Gemessen an ihren Kapitalanlagen von rund 7,2 Milliarden Euro ist die HPK die größte von insgesamt sieben Pensionskassen unter dem Dach der Hamburger Pensionsverwaltung, der HAPEV. Ferner steuern Sie den Hamburger Pensionsfonds. Was sind die größten Herausforderungen für Sie als Fullservice-Dienstleister in der betrieblichen Altersversorgung (bAV)?
Jura: Unser Aufgaben- und Themenspektrum ist breit gefächert. Als Hamburger Pensionsverwaltung beraten wir umfassend auf dem Gebiet der betrieblichen Altersversorgung, gestalten neue Versorgungswerke und erstellen Gutachten. Darüber hinaus verwalten wir in der HAPEV für unsere Mitglieder und Kunden Anwartschaften und Renten aus Direktzusagen. Wir administrieren auch ganze Pensions- und Unterstützungskassen.
Die Schwerpunkte unserer Arbeit sind vielfältig, das gilt auch für die Herausforderungen. Dazu zählen im Bereich der Verwaltung von Pensionskassen beispielsweise die seit Jahren zunehmenden regulatorischen Anforderungen. Unsere Aufgabe, einmal als Vorstände der Pensionskassen, aber auch als Vorstände der HAPEV, ist die effiziente operationelle Umsetzung der Themen.

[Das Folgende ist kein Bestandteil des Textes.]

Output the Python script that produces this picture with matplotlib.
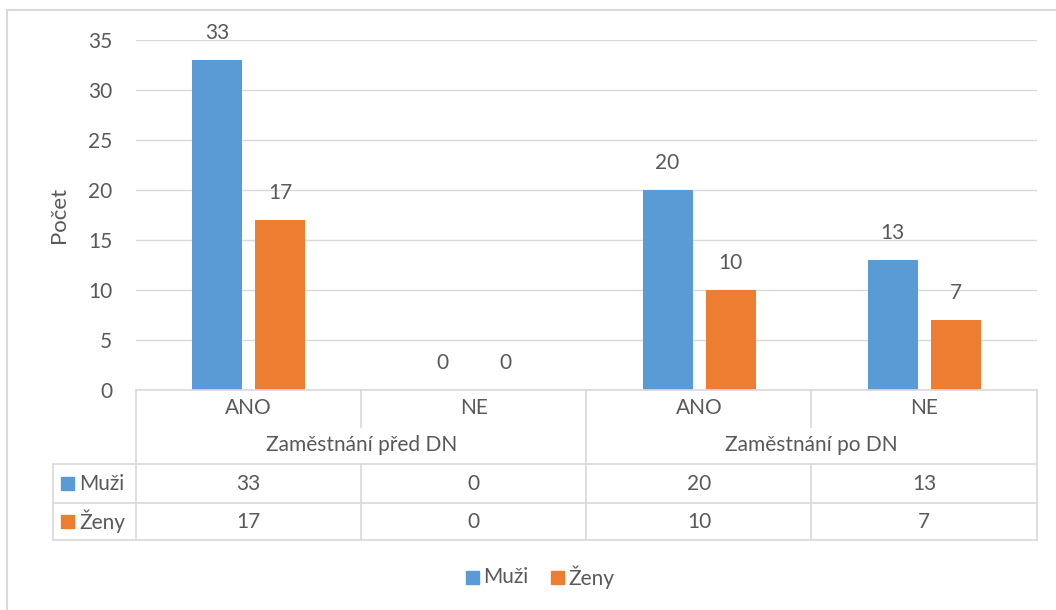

Wir reduzieren für unsere Pensionseinrichtungen, Mitglieder, Mitgliedsunternehmen und Kunden die Komplexität, indem wir ihnen die Komplexität abnehmen.
Frank Scheer: Als Fullservice-Dienstleister legen wir großen Wert darauf, mit den Unternehmen partnerschaftlich zusammenzuarbeiten. Es geht darum, gemeinsam ihre Bedürfnisse und die ihrer Arbeitnehmerinnen und Arbeitnehmer zu erkennen und zu gestalten. Wir vertreiben keine Produkte, sondern entwickeln gemeinsam die richtige Lösung. Das ist etwas, was uns anspornt und uns von anderen bAV-Anbietern unterscheidet.

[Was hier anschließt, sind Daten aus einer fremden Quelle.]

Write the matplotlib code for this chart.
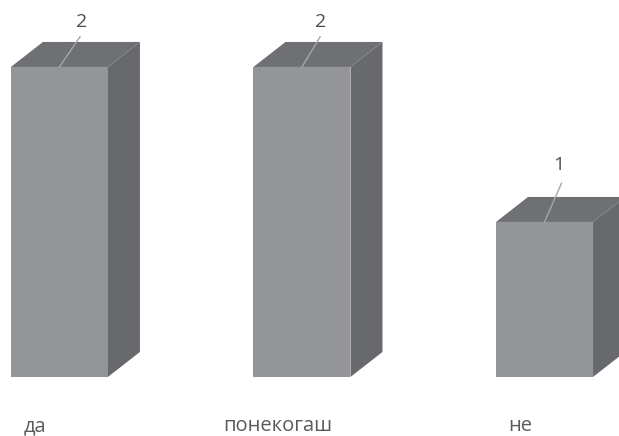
import matplotlib
matplotlib.use("Agg")
import matplotlib.pyplot as plt
from matplotlib.patches import Polygon

categories = ["да", "понекогаш", "не"]
values = [2, 2, 1]

plt.rcParams["font.family"] = ["Open Sans", "DejaVu Sans"]

fig = plt.figure(figsize=(6.19, 4.36), dpi=100)
ax = fig.add_axes([0, 0, 1, 1])
ax.set_xlim(-0.245, 2.307)
ax.set_ylim(-0.381, 2.432)
ax.axis("off")

width = 0.4
# depth of the fake 3d box, in data units
dx = 32 / 242.5
dy = 25 / 155
# how far the leader line climbs above each bar, and where its label sits
line_up = [0.195, 0.195, 0.25]
line_right = [0.085, 0.075, 0.07]
label_up = [0.29, 0.29, 0.365]
label_right = [0.09, 0.075, 0.06]

for i, (name, v) in enumerate(zip(categories, values)):
    left = i - width / 2
    right = i + width / 2
    ax.bar(i, v, width=width, color="#949598", linewidth=0)
    # side and top faces
    ax.add_patch(Polygon([(right, 0), (right + dx, dy), (right + dx, v + dy), (right, v)],
                         color="#68696c", linewidth=0))
    ax.add_patch(Polygon([(left, v), (left + dx, v + dy), (right + dx, v + dy), (right, v)],
                         color="#6f7073", linewidth=0))
    # leader line and value
    ax.plot([i, i + line_right[i]], [v, v + line_up[i]], color="#a5a6a8", linewidth=1)
    ax.text(i + label_right[i], v + label_up[i], str(v), ha="center", va="center",
            fontsize=14, color="#4d4d4f")
    ax.text(i - 0.1, -0.318, name, ha="center", va="center", fontsize=14.5, color="#5a5a5c")

fig.savefig("out.png", dpi=100)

Zu unserem eigenen Anspruch passt auch die Rechtsform der Hamburger Pensionsverwaltung als Genossenschaft. Wir sind ein Social-Profit-Unternehmen. Aber wir sind nur dann erfolgreich, wenn wir die Sichtweise unserer Mitgliedsunternehmen und Kunden kennen und verstehen und ihnen die optimalen Lösungen anbieten.
Bundesweit haben sich vor allem Unternehmen aus der Ernährungsindustrie und dem Handel der Hamburger Pensionskasse angeschlossen, sie nutzen die Einrichtung für ihre tarifvertragliche Altersversorgung. Wie sind die Schnittstellen zu Ihren Mitgliedern ausgestaltet?
Jura: Die Schnittstellen sind vielfältig. Zum einen ist jedes dieser Unternehmen Mitglied der Hamburger Pensionskasse. Und die Personalabteilungen oder die zuständigen Lohnabrechner melden neue Mitarbeiterinnen und Mitarbeiter bei uns an und überweisen die fälligen Beiträge. Wir haben über die Mitgliedschaftsverhältnisse zu allen rund 4.000 Arbeitgebern Kontakt. Es gibt unterschiedliche Wege, wie die Zusammenarbeit erfolgt. Wir bieten digitale Lösungen wie Portale und zum Beispiel für Unternehmen mit SAP in der Personalverwaltung eine eigens entwickelte Schnittstelle, die die Meldungen erleichtert. Zum anderen übernehmen Vertreter aus den Mitgliedsunternehmen, stellvertretend für Arbeitgeber und Beschäftigte, Aufsichtspflichten in Gremien. Auch über diesen Weg halten wir engen Kontakt.
Um auf Ihre Frage zurückzukommen: Es kommt immer darauf an, ob wir es mit einem großen, mittelgroßen oder kleinen Unternehmen zu tun haben. Wir haben für alle die passende Lösung, auch was Schnittstellen angeht.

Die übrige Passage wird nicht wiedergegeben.